A: One huge positive for me is definitely the food. I love Korean food! It’s healthy, the flavors are bold, and there is a huge variety. One thing that could be a negative is what I just mentioned earlier – Korea is a very homogenous country, so if foreigners stand out like a sore thumb.

Q: Do you miss home and family sometimes?

A: Of course! I think everyone has moments when they can’t help but think, ‘Man, I wish I was home’. But, the reality is that if I was at home, I would absolutely be dreaming about the world and planning my next adventure.


Q: How do you cope with homesickness?

A: I just try to remember that my home isn’t going anywhere, and my family will always love me. If needed, I could go home at anytime, and that fact alone brings me comfort.

Q: Do you have plans to move to a different country or back home in the future?

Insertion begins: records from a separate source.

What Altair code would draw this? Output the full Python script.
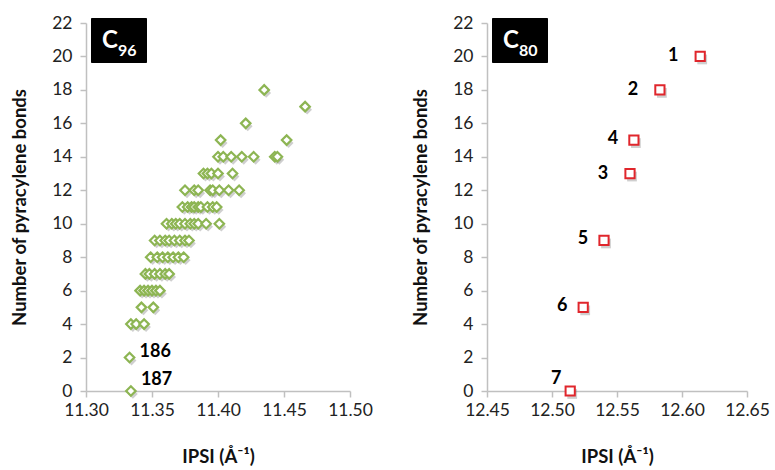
import altair as alt
import pandas as pd

# ---------------- data ----------------
# C96 isomers: IPSI values (Å^-1) and number of pyracylene bonds
c96_bonds = (
    [0] + [2] + [4] * 3 + [5] * 2 + [6] * 6 + [7] * 6 + [8] * 7 + [9] * 8
    + [10] * 10 + [11] * 9 + [12] * 8 + [13] * 5 + [14] * 7 + [15] * 2
    + [16] + [17] + [18]
)
c96_ipsi = [
    11.334,
    11.333,
    11.334, 11.338, 11.344,
    11.342, 11.351,
    11.341, 11.344, 11.347, 11.350, 11.353, 11.356,
    11.345, 11.348, 11.352, 11.356, 11.360, 11.363,
    11.349, 11.354, 11.358, 11.362, 11.366, 11.370, 11.374,
    11.352, 11.356, 11.360, 11.363, 11.367, 11.371, 11.375, 11.378,
    11.361, 11.365, 11.368, 11.371, 11.375, 11.379, 11.382, 11.385, 11.391, 11.401,
    11.373, 11.377, 11.380, 11.382, 11.385, 11.387, 11.392, 11.396, 11.399,
    11.375, 11.382, 11.385, 11.394, 11.396, 11.401, 11.408, 11.416,
    11.389, 11.392, 11.395, 11.400, 11.411,
    11.400, 11.404, 11.410, 11.418, 11.427, 11.443, 11.445,
    11.402, 11.452,
    11.421,
    11.466,
    11.435,
]
c96_label_text = ["186", "187"]
c96_label_bonds = [2, 0]
c96_label_ipsi = [11.333, 11.334]

# C80 isomers
c80_labels = ["1", "2", "4", "3", "5", "6", "7"]
c80_ipsi = [12.614, 12.583, 12.563, 12.560, 12.540, 12.524, 12.514]
c80_bonds = [20, 18, 15, 13, 9, 5, 0]

x96_ticks = [11.30, 11.35, 11.40, 11.45, 11.50]
x80_ticks = [12.45, 12.50, 12.55, 12.60, 12.65]
y_ticks = list(range(0, 23, 2))

GREEN = "#8db553"
RED = "#e0262c"
FONT = "Lato"

df96 = pd.DataFrame({"ipsi": c96_ipsi, "bonds": c96_bonds})
df80 = pd.DataFrame({"ipsi": c80_ipsi, "bonds": c80_bonds, "label": c80_labels})
lab96 = pd.DataFrame({"ipsi": c96_label_ipsi, "bonds": c96_label_bonds, "label": c96_label_text})
one = pd.DataFrame({"k": [0]})

ytitle = "Number of pyracylene bonds"
xtitle = "IPSI (Å\u207b\u00b9)"


def xenc(domain, ticks):
    return alt.X(
        "ipsi:Q",
        scale=alt.Scale(domain=domain, nice=False, zero=False),
        axis=alt.Axis(values=ticks, format=".2f", title=xtitle, titlePadding=29,
                      labelFlush=False),
    )


def yenc():
    return alt.Y(
        "bonds:Q",
        scale=alt.Scale(domain=[0, 22], nice=False),
        axis=alt.Axis(values=y_ticks, title=ytitle, titlePadding=22),
    )


def badge(sub, x_left):
    box = alt.Chart(one).mark_rect(color="black", cornerRadius=1).encode(
        x=alt.value(x_left), x2=alt.value(x_left + 56),
        y=alt.value(-5), y2=alt.value(40),
    )
    big = alt.Chart(one).mark_text(
        text="C", color="white", font=FONT, fontWeight="bold", fontSize=24,
        align="left", baseline="alphabetic",
    ).encode(x=alt.value(x_left + 11), y=alt.value(25))
    small = alt.Chart(one).mark_text(
        text=sub, color="white", font=FONT, fontWeight="bold", fontSize=16,
        align="left", baseline="alphabetic",
    ).encode(x=alt.value(x_left + 27), y=alt.value(33))
    return box + big + small


# ---------- C96 panel ----------
xe96 = xenc([11.30, 11.50], x96_ticks)
shadow96 = alt.Chart(df96).mark_point(
    shape="diamond", filled=True, color="#6e6e6e", opacity=0.33, size=95,
    xOffset=2, yOffset=3,
).encode(x=xe96, y=yenc())
pts96 = alt.Chart(df96).mark_point(
    shape="diamond", filled=True, fill="white", stroke=GREEN, strokeWidth=2.2,
    size=90, opacity=1,
).encode(x=xe96, y=yenc())
lab186 = alt.Chart(lab96).transform_filter(alt.datum.label == "186").mark_text(
    font=FONT, fontWeight="bold", fontSize=18, align="left", dx=10, dy=-6,
    color="black",
).encode(x=xe96, y=yenc(), text="label:N")
lab187 = alt.Chart(lab96).transform_filter(alt.datum.label == "187").mark_text(
    font=FONT, fontWeight="bold", fontSize=18, align="left", dx=10, dy=-11,
    color="black",
).encode(x=xe96, y=yenc(), text="label:N")

left = alt.layer(shadow96, pts96, lab186, lab187, badge("96", 5)).properties(
    width=264, height=368
)

# ---------- C80 panel ----------
xe80 = xenc([12.45, 12.65], x80_ticks)
shadow80 = alt.Chart(df80).mark_point(
    shape="square", filled=True, color="#6e6e6e", opacity=0.33, size=95,
    xOffset=2, yOffset=3,
).encode(x=xe80, y=yenc())
pts80 = alt.Chart(df80).mark_point(
    shape="square", filled=True, fill="white", stroke=RED, strokeWidth=2,
    size=85, opacity=1,
).encode(x=xe80, y=yenc())


def lab80(labels, dx, dy):
    return alt.Chart(df80).transform_filter(
        alt.FieldOneOfPredicate(field="label", oneOf=labels)
    ).mark_text(
        font=FONT, fontWeight="bold", fontSize=18, align="center", dx=dx, dy=dy,
        color="black",
    ).encode(x=xe80, y=yenc(), text="label:N")


right = alt.layer(
    shadow80, pts80,
    lab80(["1", "2", "3"], -27, 0),
    lab80(["4", "5", "6"], -21, -1),
    lab80(["7"], -14, -12),
    badge("80", 5),
).properties(width=260, height=368)

chart = (
    alt.hconcat(left, right, spacing=38)
    .properties(padding={"left": 10, "top": 14, "right": 0, "bottom": 0})
    .configure_view(stroke=None)
    .configure_axis(
        grid=False,
        domainColor="#c0c0c0",
        domainWidth=1.5,
        tickColor="#c0c0c0",
        tickWidth=1.5,
        tickSize=6,
        labelPadding=8,
        labelFont=FONT,
        labelFontSize=17.5,
        labelColor="#222222",
        titleFont=FONT,
        titleFontSize=18.5,
        titleFontWeight="bold",
        titleColor="#111111",
    )
    .configure_axisX(labelPadding=4)
)

chart.save("out.html", embed_options={"renderer": "svg", "actions": False})
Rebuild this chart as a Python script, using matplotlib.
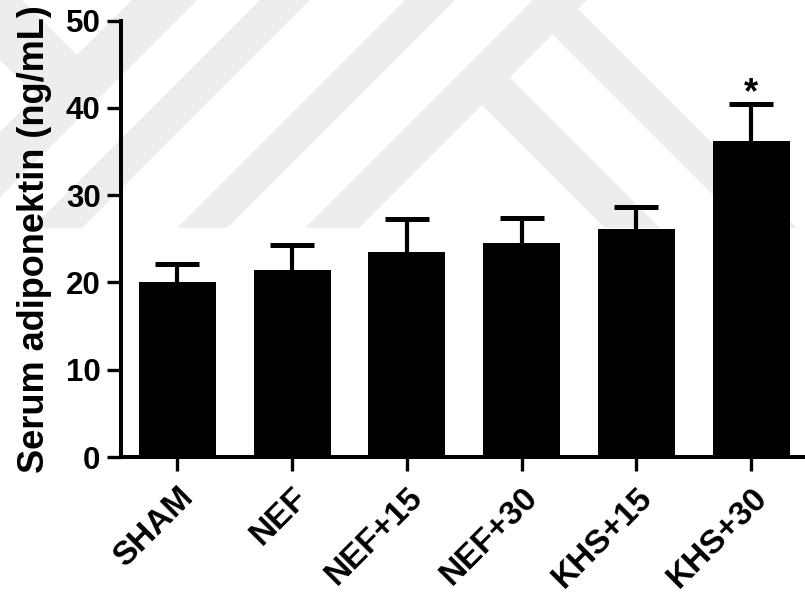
import numpy as np
import matplotlib
matplotlib.use("Agg")
import matplotlib.pyplot as plt
from matplotlib.patches import Polygon
from matplotlib.transforms import ScaledTranslation

plt.rcParams['font.family'] = ['Liberation Sans', 'DejaVu Sans']
plt.rcParams['font.weight'] = 'bold'

# data (mean + upper error)
groups = ["SHAM", "NEF", "NEF+15", "NEF+30", "KHS+15", "KHS+30"]
means = [20.0, 21.4, 23.5, 24.5, 26.1, 36.2]
errs = [2.1, 2.9, 3.8, 2.9, 2.6, 4.3]
marks = ["", "", "", "", "", "*"]
yticks = [0, 10, 20, 30, 40, 50]

# faint watermark in the background (pixel coords of the figure)
wm_color = '#ededed'
wm_bottom = 228
slash_bands = [(132, 197), (260, 310), (405, 455), (533, 587)]   # x + y ranges
back_bands = [(518, 569, 533), (377, 432, 560)]                  # x - y ranges, start line


fig = plt.figure(figsize=(8.05, 5.97), dpi=100)

bg = fig.add_axes([0, 0, 1, 1], zorder=0)
bg.set_xlim(0, 805)
bg.set_ylim(597, 0)
bg.axis('off')
for c1, c2 in slash_bands:
    bg.add_patch(Polygon([(c1, 0), (c2, 0), (c2 - wm_bottom, wm_bottom), (c1 - wm_bottom, wm_bottom)],
                         closed=True, color=wm_color, lw=0))
for d1, d2, e in back_bands:
    pts = [((e + d1) / 2, (e - d1) / 2), ((e + d2) / 2, (e - d2) / 2),
           (d2 + wm_bottom, wm_bottom), (d1 + wm_bottom, wm_bottom)]
    bg.add_patch(Polygon(pts, closed=True, color=wm_color, lw=0))
bg.add_patch(Polygon([(-60, 0), (22, 0), (91, 69), (50, 110)], closed=True, color=wm_color, lw=0))

ax = fig.add_axes([120.7 / 805, 0.2345, 1 - 120.7 / 805, 0.7308], zorder=1)
ax.patch.set_alpha(0)

x = np.arange(len(groups))
ax.bar(x, means, width=0.67, color='black', zorder=2)
eb = ax.errorbar(x, means, yerr=[np.zeros(len(errs)), errs], fmt='none', ecolor='black',
                 elinewidth=3, capsize=15.5, capthick=3.6, zorder=1)
eb[1][0].set_visible(False)   # no cap at the bar top
for xi, m, e, s in zip(x, means, errs, marks):
    if s:
        ax.text(xi, m + e + 0.1, s, ha='center', va='baseline', fontsize=26, fontweight='bold')

ax.set_xlim(-0.493, 5.468)
ax.set_ylim(0, 50)
ax.set_yticks(yticks)
ax.set_xticks(x)
ax.set_xticklabels(groups, rotation=45, ha='right', rotation_mode='anchor',
                   fontsize=24, fontweight='bold')
for lab in ax.get_xticklabels():
    lab.set_transform(lab.get_transform() + ScaledTranslation(3 / 100, 0, fig.dpi_scale_trans))
ax.tick_params(axis='y', labelsize=22.5, length=10, width=2.4, pad=4.5)
ax.tick_params(axis='x', length=10, width=2.4, pad=8)

for s in ['top', 'right']:
    ax.spines[s].set_visible(False)
for s in ['left', 'bottom']:
    ax.spines[s].set_linewidth(2.9)

ax.set_ylabel('Serum adiponektin (ng/mL)', fontsize=26, fontweight='bold', labelpad=10)

fig.savefig('out.png', dpi=100)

A: Right now, it’s very up in the air. The tentative plan is to move to another country (maybe Japan or Australia) until the start of 2016, and then I plan to do some backpacking through SE Asia. However, as of yet, nothing is set in stone. I think that’s part of the fun!

Q: What has been the hardest aspect to your expat experience so far?

A: Working through what they call they “adjustment” phase. At this point, I consider Korea my home and am very happy with my life, but I had to do a lot of emotional and personal work to get here.

Q: What tips can you give other expats living in that country?

A: Do as much research as possible before you arrive. Learn about the food, the customs, and social norms. This will help you to fit in more. Also, study the language! This will make your life so much easier it’s ridiculous. Finally, enter with an open mind and as few expectations as possible.  You will enjoy yourself so much more if you don’t hit the ground with a bunch of pre-conceived notions about how your experience will go.

Q: Do you have favorite websites or blogs about South Korea?

A: I really enjoy Eat Your Kimchi for tips and everyday helpful knowledge, Seoulistic for news and culture, and Talk to Me in Korea for language learning. I also post advice and thoughts about Korea frequently on my personal website A Beautiful View.